Quindi io dico, urlo e sottoscrivo: anche ogni mia più piccola e insignificante corsa si compie da sé, basta a se stessa e non chiede altro, se non che io segua il suo richiamo e vada felicemente a sgambettare.
Niente di più e niente di meno di quello che fa un bambino quando va a giocare.
E forse è questo il nostro Running Heart, è il suono della risata che esplodeva quando correvamo in discesa sui prati, piccoli e preservati da tutto ciò che avremmo conosciuto dopo. Eppure è lì quella risata, illibata, prezioso tesoro, che non c’è oro che possa sostituire l’amore che ci pervade quando all’incrocio di due strade troviamo una fonte di amore, che sia la corsa, una passione o un essere umano che ci porta in un giardino che non conoscevamo.
(Foto principale: HASLOO on DepositPhotos)
Grazie! Condivido tanto di quello che hai scritto!
“Quando corro io faccio una cosa sola: corro. – Io non corro per preparare un trail. – Io farò un trail perché ogni giorno corro. – E queste sono due cose molto diverse.”
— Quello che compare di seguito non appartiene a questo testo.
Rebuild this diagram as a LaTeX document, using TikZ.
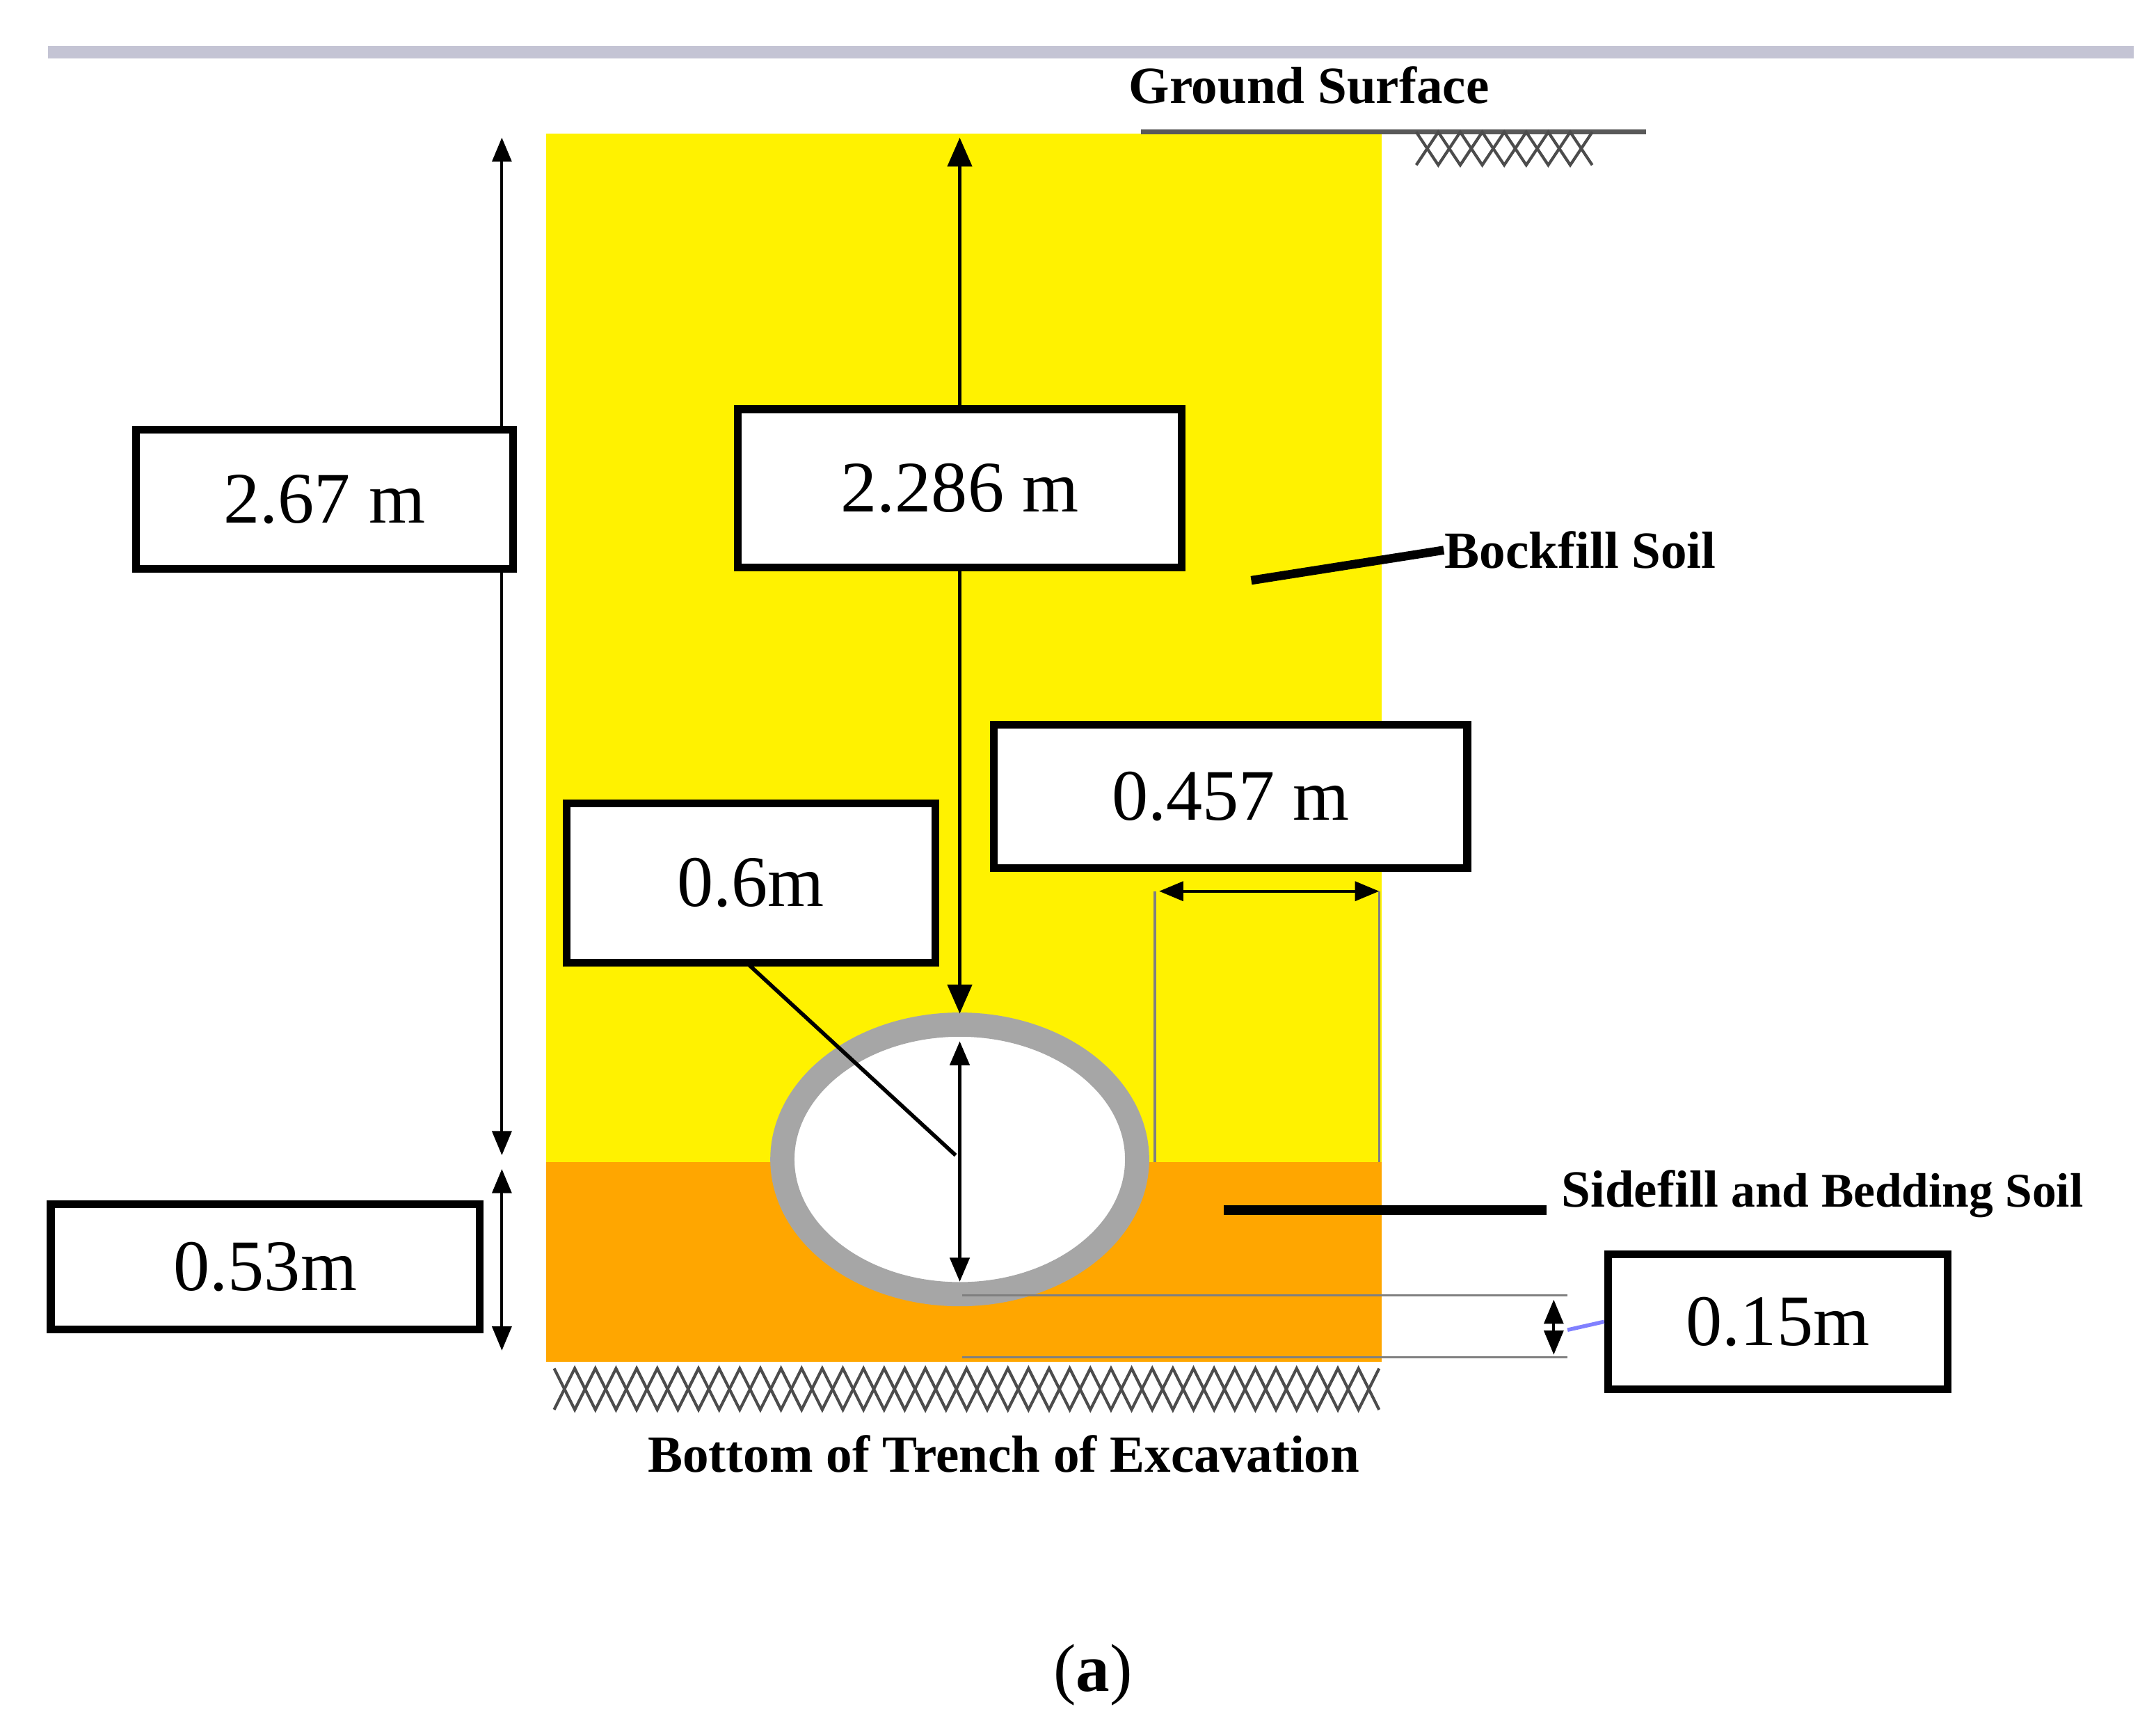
\documentclass[tikz,border=0pt]{standalone}
\usepackage{fontspec}
\setmainfont{Liberation Serif}
\usetikzlibrary{arrows.meta}
\begin{document}
\begin{tikzpicture}[x=0.01cm,y=-0.01cm,
  numbox/.style={draw,line width=1.6pt,fill=white,minimum width=#1,inner sep=0pt,font=\fontsize{15}{18}\selectfont},
  lbl/.style={font=\bfseries\fontsize{10.8}{13}\selectfont,inner sep=0pt},
  dim/.style={line width=0.6pt,{Triangle[length=5pt,width=4pt]}-{Triangle[length=5pt,width=4pt]}}]
\useasboundingbox (0,0) rectangle (1568,1259);
\draw[line width=2.5pt,color=blue!15!gray!40] (35,38) -- (1552,38);
\fill[yellow] (397,97) rectangle (1005,845);
\fill[orange!70!yellow] (397,845) rectangle (1005,990);
% ground surface
\node[lbl] (gs) at (952,62) {Ground Surface};
\draw[line width=1pt,gray!70!black] (830,96) -- (1197,96);
\draw[gray!60!black,line width=0.6pt] (1030,96) \foreach \i in {0,...,3} { -- ++(16,24) -- ++(16,-24)};
\draw[gray!60!black,line width=0.6pt] (1030,120) \foreach \i in {0,...,3} { -- ++(16,-24) -- ++(16,24)};
% bottom hatch
\draw[gray!60!black,line width=0.6pt] (403,995) \foreach \i in {1,...,20} { -- ++(15,30) -- ++(15,-30)};
\draw[gray!60!black,line width=0.6pt] (403,1025) \foreach \i in {1,...,20} { -- ++(15,-30) -- ++(15,30)};
\node[lbl] (bt) at (730,1057) {Bottom of Trench of Excavation};
% left dims
\coordinate (l1) at (365,100); \coordinate (l2) at (365,840);
\coordinate (l3) at (365,850); \coordinate (l4) at (365,982);
\draw[dim] (l1) -- (l2);
\draw[dim] (l3) -- (l4);
\node[numbox=274*0.2845pt,minimum height=101*0.2845pt] (b267) at (236,363) {2.67 m};
\node[numbox=312*0.2845pt,minimum height=91*0.2845pt] (b053) at (193,921) {0.53m};
% pipe
\draw[gray!70,line width=5pt,fill=white] (698,843) ellipse (129 and 98);
% center dims
\coordinate (c1) at (698,100); \coordinate (c2) at (698,737);
\node[numbox=323*0.2845pt,minimum height=115*0.2845pt] (b2286) at (698,355) {2.286 m};
\draw[line width=0.8pt,-{Triangle[length=6pt,width=5pt]}] (b2286.north) -- (c1);
\draw[line width=0.8pt,-{Triangle[length=6pt,width=5pt]}] (b2286.south) -- (c2);
\coordinate (p1) at (698,757); \coordinate (p2) at (698,932);
\draw[dim,line width=0.8pt] (p1) -- (p2);
\node[numbox=268*0.2845pt,minimum height=116*0.2845pt] (b06) at (546,642) {0.6m};
\coordinate (pc) at (695,840);
\draw[line width=0.8pt] (543,700) -- (pc);
% 0.457
\node[numbox=344*0.2845pt,minimum height=104*0.2845pt] (b457) at (895,579) {0.457 m};
\coordinate (d1) at (843,648); \coordinate (d2) at (1003,648);
\draw[dim] (d1) -- (d2);
\draw[line width=0.5pt,gray] (840,648) -- (840,845) (1003,648) -- (1003,845);
% bockfill
\node[lbl,anchor=west] (bs) at (1050,400) {Bockfill Soil};
\draw[line width=1.8pt] (910,422) -- (bs.west);
% sidefill
\node[lbl,anchor=west] (sf) at (1135,868) {Sidefill {\fontsize{10}{12}\selectfont and Bedding Soil}};
\draw[line width=2pt] (890,880) -- (1125,880);
% 0.15
\draw[line width=0.4pt,gray] (700,942) -- (1140,942) (700,987) -- (1140,987);
\coordinate (e1) at (1130,945); \coordinate (e2) at (1130,985);
\draw[dim] (e1) -- (e2);
\node[numbox=247*0.2845pt,minimum height=98*0.2845pt] (b015) at (1293,961) {0.15m};
\draw[blue!50,line width=0.8pt] (1140,967) -- (b015.west);
\node[font=\fontsize{14}{16}\selectfont] (a) at (795,1218) {(\textbf{a})};
\end{tikzpicture}
\end{document}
Fantastico. Questo è il motivo per cui quando corro ogni giorno, per godere del mio tempo libero e gustarmelo fino in fondo. Il motivo per cui le mie corse non sono e non saranno mai allenamenti (come si ostina a chiamarli mia moglie). A volte corro più veloce altre più piano a volte sono costante a volte meno di certo non sono mai dei “lavori” o almeno io non riesco a percepirli come tali.
La mia prima maratona (2 mesi fa) doveva essere un’ uscita lenta di 22km poi ho visto che le gambe mi facevano divertire, ho alzato il ritmo ed ho deciso di fare 30km, arrivato davanti a casa ho deciso di prendermi un’ oretta in più e sono diventati 43km. Senza acqua, senza barrette, senza gel, senza nessuna ansia di dover fare un certo tempo anche se un po’ incuriosito dall’ incontro con il famoso muro che non si è visto. C’era solo il mio sorriso stampato sulla faccia per tutto il tempo (e per i successivi 2 giorni) come c’è in ogni giorno in cui esco a correre e alla fine il tempo (più o meno preciso causa GPS) non è neanche stato malaccio.